Lane did so well with the railroad contract, that by 1875 he was able to completely rebuild the old circa 1810 mill and use it as a flouring-mill, saw-mill, plaster-mill, and phosphate-mill.

Lane's Mill circa 1917. Built in 1875, burned down in 1927.

Business was so good that by the end of the decade Lane's brother Gilbert, fifteen years his junior, who had been clerking for him in the store, set up his own store at the northwest corner of Amwell Road across from the Neshanic Dutch Reformed Church.

Andrew Lane from Snell's
1881 History of Hunterdon and Somerset Counties
The great flood of 1896 which washed out all the bridges from Neshanic to Bound Brook, flooding towns and villages along the way, nearly destroyed the store. As the water began to rise, Lane ignored pleas from his clerk to get the merchandise to higher ground. He lost his entire stock - and the mill sustained $2,500 damage (about $65,000 today). Andrew Lane passed away in 1903 and the mill was run for a time by his son-in-law.
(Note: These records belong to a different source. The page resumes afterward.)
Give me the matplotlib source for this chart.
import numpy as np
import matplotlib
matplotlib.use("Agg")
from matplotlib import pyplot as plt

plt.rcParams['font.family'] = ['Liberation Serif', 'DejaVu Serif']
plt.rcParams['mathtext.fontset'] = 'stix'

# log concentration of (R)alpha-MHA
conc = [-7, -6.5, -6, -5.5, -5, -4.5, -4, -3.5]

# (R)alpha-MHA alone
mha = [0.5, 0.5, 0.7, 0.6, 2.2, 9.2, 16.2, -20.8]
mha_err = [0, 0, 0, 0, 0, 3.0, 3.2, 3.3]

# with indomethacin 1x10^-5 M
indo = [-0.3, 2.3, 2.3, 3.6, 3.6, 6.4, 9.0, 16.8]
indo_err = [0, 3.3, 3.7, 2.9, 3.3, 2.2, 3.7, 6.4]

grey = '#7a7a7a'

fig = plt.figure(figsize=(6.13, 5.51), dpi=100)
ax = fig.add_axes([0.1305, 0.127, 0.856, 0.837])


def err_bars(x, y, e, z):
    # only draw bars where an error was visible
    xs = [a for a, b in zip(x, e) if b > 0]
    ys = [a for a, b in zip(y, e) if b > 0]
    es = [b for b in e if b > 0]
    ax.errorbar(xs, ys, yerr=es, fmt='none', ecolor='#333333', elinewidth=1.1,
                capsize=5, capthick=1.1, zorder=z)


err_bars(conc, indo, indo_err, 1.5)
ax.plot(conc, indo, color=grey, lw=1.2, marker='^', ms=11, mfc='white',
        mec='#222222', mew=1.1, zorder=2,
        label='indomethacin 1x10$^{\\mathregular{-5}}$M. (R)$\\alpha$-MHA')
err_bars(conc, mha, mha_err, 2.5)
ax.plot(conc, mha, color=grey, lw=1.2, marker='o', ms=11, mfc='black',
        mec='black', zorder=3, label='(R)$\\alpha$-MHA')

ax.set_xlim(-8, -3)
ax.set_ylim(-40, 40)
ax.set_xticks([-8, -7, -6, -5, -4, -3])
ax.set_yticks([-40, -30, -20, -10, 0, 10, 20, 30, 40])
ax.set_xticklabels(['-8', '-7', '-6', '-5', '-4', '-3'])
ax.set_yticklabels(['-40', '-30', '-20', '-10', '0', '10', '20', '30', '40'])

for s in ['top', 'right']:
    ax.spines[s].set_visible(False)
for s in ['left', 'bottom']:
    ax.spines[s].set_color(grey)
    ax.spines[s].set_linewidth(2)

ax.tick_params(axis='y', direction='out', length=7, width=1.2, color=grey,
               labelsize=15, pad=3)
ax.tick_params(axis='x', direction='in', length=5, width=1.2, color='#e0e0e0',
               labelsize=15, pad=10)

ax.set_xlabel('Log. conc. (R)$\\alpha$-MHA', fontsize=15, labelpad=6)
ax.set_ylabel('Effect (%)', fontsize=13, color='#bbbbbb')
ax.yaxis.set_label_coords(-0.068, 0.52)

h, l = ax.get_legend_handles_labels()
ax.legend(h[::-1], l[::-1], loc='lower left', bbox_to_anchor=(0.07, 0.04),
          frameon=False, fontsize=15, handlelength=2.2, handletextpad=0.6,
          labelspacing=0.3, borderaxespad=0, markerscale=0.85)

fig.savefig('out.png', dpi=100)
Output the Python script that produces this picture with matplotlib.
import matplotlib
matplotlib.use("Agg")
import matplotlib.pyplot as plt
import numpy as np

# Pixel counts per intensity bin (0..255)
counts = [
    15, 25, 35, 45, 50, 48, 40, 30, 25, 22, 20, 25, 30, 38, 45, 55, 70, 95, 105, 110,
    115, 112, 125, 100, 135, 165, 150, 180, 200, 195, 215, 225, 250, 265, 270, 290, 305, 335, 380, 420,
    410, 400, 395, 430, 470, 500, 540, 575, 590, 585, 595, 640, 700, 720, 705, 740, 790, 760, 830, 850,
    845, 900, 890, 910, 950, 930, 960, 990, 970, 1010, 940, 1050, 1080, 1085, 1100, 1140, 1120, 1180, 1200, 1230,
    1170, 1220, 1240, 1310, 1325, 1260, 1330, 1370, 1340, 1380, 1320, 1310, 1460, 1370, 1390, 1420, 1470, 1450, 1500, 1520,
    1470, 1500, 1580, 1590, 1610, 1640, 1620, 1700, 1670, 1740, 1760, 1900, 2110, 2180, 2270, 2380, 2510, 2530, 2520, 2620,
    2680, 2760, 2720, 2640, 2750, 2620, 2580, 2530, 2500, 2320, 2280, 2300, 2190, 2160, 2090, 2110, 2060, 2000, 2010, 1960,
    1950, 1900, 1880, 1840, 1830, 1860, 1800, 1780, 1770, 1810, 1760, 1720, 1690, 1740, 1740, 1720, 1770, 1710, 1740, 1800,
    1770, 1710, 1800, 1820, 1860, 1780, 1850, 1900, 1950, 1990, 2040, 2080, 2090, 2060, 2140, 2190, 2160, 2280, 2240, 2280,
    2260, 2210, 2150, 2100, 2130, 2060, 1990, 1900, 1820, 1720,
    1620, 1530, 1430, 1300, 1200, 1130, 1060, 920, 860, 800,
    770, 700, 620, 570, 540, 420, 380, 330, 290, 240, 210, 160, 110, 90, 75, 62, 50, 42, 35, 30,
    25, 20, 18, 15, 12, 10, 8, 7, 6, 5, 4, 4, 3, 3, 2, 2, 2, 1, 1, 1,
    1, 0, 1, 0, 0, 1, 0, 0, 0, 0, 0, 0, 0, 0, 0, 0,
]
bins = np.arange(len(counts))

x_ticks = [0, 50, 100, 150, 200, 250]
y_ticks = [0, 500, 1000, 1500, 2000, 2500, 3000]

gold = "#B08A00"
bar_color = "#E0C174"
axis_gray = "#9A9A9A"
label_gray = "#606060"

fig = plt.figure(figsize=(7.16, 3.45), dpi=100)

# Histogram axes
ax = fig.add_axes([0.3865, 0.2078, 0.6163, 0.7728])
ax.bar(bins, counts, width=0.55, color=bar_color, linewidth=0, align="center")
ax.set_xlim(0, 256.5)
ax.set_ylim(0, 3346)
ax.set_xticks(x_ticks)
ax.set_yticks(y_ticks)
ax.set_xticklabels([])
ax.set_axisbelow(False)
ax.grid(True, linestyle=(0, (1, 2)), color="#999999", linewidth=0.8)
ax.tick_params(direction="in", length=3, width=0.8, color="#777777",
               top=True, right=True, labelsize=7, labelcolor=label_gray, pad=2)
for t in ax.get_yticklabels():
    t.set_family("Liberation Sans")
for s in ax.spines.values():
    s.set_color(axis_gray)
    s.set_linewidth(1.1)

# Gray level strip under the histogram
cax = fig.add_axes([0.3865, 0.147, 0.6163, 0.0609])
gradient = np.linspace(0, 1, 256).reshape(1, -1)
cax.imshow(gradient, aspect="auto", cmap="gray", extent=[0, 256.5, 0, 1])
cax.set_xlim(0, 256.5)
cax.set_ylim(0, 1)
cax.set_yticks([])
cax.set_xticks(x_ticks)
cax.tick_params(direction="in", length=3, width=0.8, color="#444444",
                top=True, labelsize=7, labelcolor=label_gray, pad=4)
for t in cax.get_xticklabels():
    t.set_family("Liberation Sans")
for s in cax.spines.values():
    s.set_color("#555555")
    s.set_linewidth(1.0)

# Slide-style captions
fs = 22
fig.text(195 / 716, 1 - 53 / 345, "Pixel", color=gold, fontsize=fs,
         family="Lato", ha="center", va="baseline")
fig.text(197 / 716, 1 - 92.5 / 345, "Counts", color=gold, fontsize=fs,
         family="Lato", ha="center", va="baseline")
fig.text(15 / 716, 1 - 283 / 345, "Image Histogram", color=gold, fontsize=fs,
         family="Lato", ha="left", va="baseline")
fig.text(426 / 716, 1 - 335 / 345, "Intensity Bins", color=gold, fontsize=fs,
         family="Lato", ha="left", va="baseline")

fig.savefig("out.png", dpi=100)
It was purchased by A. S. Amerman in in 1921, and was lost to a fire in 1927. Amerman later rebuilt a slightly shorter mill on the same foundation.

John C. Lane Store circa 1900
Meanwhile down at the old village of Neshanic, Gilbert Lane had passed away in 1891, leaving the store to his nineteen-year-old son John C. Lane. J. C. Lane ran the store prosperously for another quarter of a century, before it was also burned to the ground in 1918.

10 October 1957 Courier News
Andrew Lane's old store at the corner of Mill Lane remained in the Lane family for decades, and was rented out as a residence for most of that time. It too finally succumbed to a fire on March 15, 1962.